Even if you can argue for a voluntary retirement savings, there's still absolutely no reason why the Government has to run it, and run it so poorly.



Back from the dead, I'm afraid.

steven787 said:
That's my point, if you weigh all the good and bad, then Lincoln is far from the worst. You must also include the impact the president had on the country after his reign. Lincoln had far more positive impact on the progression towards voluntary national unity, minority equality, and industrialization than he probably thought he would have.

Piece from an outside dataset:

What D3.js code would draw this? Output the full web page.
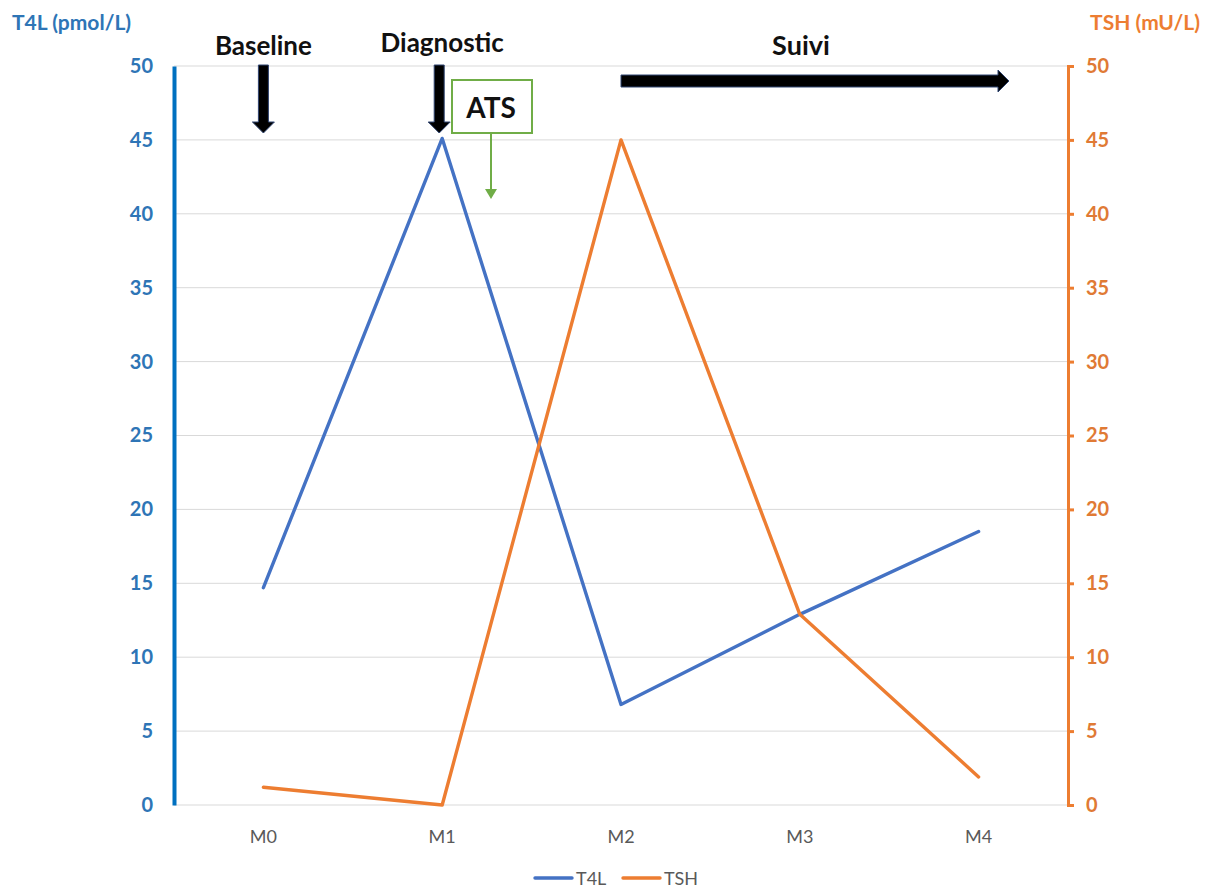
<!DOCTYPE html>
<html><head><meta charset="utf-8">
<script src="https://cdn.jsdelivr.net/npm/d3@7"></script>
<style>body{margin:0;background:#fff;} svg{display:block;font-family:Lato,"Open Sans",sans-serif;}</style>
</head><body>
<svg id="chart" width="1209" height="890"></svg>
<script>
const categories = ["M0","M1","M2","M3","M4"];
const t4lValues = [14.7, 45.1, 6.8, 12.9, 18.5];
const tshValues = [1.2, 0.0, 45.0, 12.9, 1.9];
const yTicks = [0,5,10,15,20,25,30,35,40,45,50];
const seriesNames = ["T4L","TSH"];

const W=1209,H=890;
const m={left:174,right:1068,top:66,bottom:805};
const blue="#4472C4", orange="#ED7D31", axisBlue="#0070C0";
const svg=d3.select("#chart");

const x=d3.scalePoint().domain(categories).range([m.left,m.right]).padding(0.5);
const yL=d3.scaleLinear().domain([0,50]).range([m.bottom,m.top]);
const yR=d3.scaleLinear().domain([0,50]).range([m.bottom,m.top]);

// gridlines
svg.append("g").selectAll("line").data(yTicks).join("line")
  .attr("x1",m.left).attr("x2",m.right)
  .attr("y1",d=>yL(d)).attr("y2",d=>yL(d))
  .attr("stroke","#d9d9d9").attr("stroke-width",1);

// left axis
const gL=svg.append("g").attr("transform",`translate(${m.left},0)`)
  .call(d3.axisLeft(yL).tickValues(yTicks).tickSize(0).tickPadding(21));
gL.select(".domain").attr("stroke",axisBlue).attr("stroke-width",4);
gL.selectAll("text").attr("fill","#2E75B6").attr("font-size",20).attr("font-weight","bold").attr("font-family","Lato,sans-serif");

// right axis
const gR=svg.append("g").attr("transform",`translate(${m.right},0)`)
  .call(d3.axisRight(yR).tickValues(yTicks).tickSize(6).tickPadding(12));
gR.select(".domain").attr("stroke",orange).attr("stroke-width",3);
gR.selectAll(".tick line").attr("stroke",orange).attr("stroke-width",3);
gR.selectAll("text").attr("fill","#E07A35").attr("font-size",20).attr("font-weight","bold").attr("font-family","Lato,sans-serif");

// x labels
svg.append("g").selectAll("text").data(categories).join("text")
  .attr("x",d=>x(d)).attr("y",843).attr("text-anchor","middle")
  .attr("fill","#595959").attr("font-size",18).text(d=>d);

// lines
const lineL=d3.line().x((d,i)=>x(categories[i])).y(d=>yL(d));
const lineR=d3.line().x((d,i)=>x(categories[i])).y(d=>yR(d));
svg.append("path").datum(t4lValues).attr("d",lineL).attr("fill","none").attr("stroke",blue).attr("stroke-width",3.4).attr("stroke-linejoin","round").attr("stroke-linecap","round");
svg.append("path").datum(tshValues).attr("d",lineR).attr("fill","none").attr("stroke",orange).attr("stroke-width",3.4).attr("stroke-linejoin","round").attr("stroke-linecap","round");

// axis titles
svg.append("text").attr("x",12).attr("y",30).attr("fill","#2E75B6").attr("font-size",21).attr("font-weight","bold").text("T4L (pmol/L)");
svg.append("text").attr("x",1200).attr("y",30).attr("text-anchor","end").attr("fill","#ED7D31").attr("font-size",21).attr("font-weight","bold").text("TSH (mU/L)");

// annotations
function downArrow(cx,y0,y1){
  const w=5, hw=11, hh=11;
  svg.append("path").attr("d",`M${cx-w},${y0} L${cx+w},${y0} L${cx+w},${y1-hh} L${cx+hw},${y1-hh} L${cx},${y1} L${cx-hw},${y1-hh} L${cx-w},${y1-hh} Z`)
    .attr("fill","#000").attr("stroke","#2f4470").attr("stroke-width",1);
}
downArrow(x("M0"),65,133);
downArrow(x("M1")-3,65,133);
svg.append("text").attr("x",x("M0")).attr("y",55).attr("text-anchor","middle").attr("font-size",26).attr("font-weight","bold").attr("fill","#111").text("Baseline");
svg.append("text").attr("x",x("M1")).attr("y",52).attr("text-anchor","middle").attr("font-size",26).attr("font-weight","bold").attr("fill","#111").text("Diagnostic");
svg.append("text").attr("x",801).attr("y",55).attr("text-anchor","middle").attr("font-size",27).attr("font-weight","bold").attr("fill","#111").text("Suivi");

// Suivi arrow
(function(){
  const x0=x("M2"), x1=1009, cy=81, w=6, hh=11, hl=11;
  svg.append("path").attr("d",`M${x0},${cy-w} L${x1-hl},${cy-w} L${x1-hl},${cy-hh} L${x1},${cy} L${x1-hl},${cy+hh} L${x1-hl},${cy+w} L${x0},${cy+w} Z`)
    .attr("fill","#000").attr("stroke","#2f4470").attr("stroke-width",1);
})();

// ATS box
svg.append("rect").attr("x",452).attr("y",80).attr("width",80).attr("height",53).attr("fill","#fff").attr("stroke","#70AD47").attr("stroke-width",2);
svg.append("text").attr("x",491).attr("y",118).attr("text-anchor","middle").attr("font-size",28).attr("font-weight","bold").attr("fill","#111").text("ATS");
svg.append("line").attr("x1",491).attr("x2",491).attr("y1",133).attr("y2",192).attr("stroke","#70AD47").attr("stroke-width",2);
svg.append("path").attr("d","M485,189 L497,189 L491,199 Z").attr("fill","#70AD47");

// legend
const leg=svg.append("g");
const legX=[535,623];
seriesNames.forEach((n,i)=>{
  leg.append("line").attr("x1",legX[i]).attr("x2",legX[i]+37).attr("y1",878).attr("y2",878).attr("stroke",i?orange:blue).attr("stroke-width",3.4).attr("stroke-linecap","round");
  leg.append("text").attr("x",legX[i]+41).attr("y",885).attr("fill","#595959").attr("font-size",18).text(n);
});
</script>
</body></html>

Cleveland had much more negative long term impact. By using the military to enforce the judicial injunction, he caused a back lash that would lead to more government involvement in business and industry; even though that is not what he intended. If he had not done that, industrialist would have been more eager to pay fair wages and provide appropriate benefits that the market (the labor market) demanded. This would have been better for everyone than having government first restricting the power of the worker, then backtracking and overcompensating.

It's not a free market if the government is shooting and arresting demonstrators and strikers. That would be corporatism and leading to fascism; of course, it's not Fascism when we do it.

A free market system would demand that the government not get involved, and the business owners would then increase wages to get the workers they needed.

 

No, it is a free market economy when government enforces the protection of private property. The strikers were dismantling trains and violating the private property rights of the Pullman company. I am uncertain as to why you continually refer to Cleveland as a corporatist. He was the furthest thing from a corporatist. He was friend of neither labor nor business. He refused to intervene and create public work projects in a vain attempt to end the recession. He was not a corporatist but a proponent of laissez-faire economic policies.

The decrease in wages was to be expected. There was a recession and demand for Pullman's train cars decreased precipitously. I do not have the "numbers," so I cannot ascertain if the reduction in wages was concurrent with the recession, but it does make sense in theory that wages decrease as the demand for labor decreases.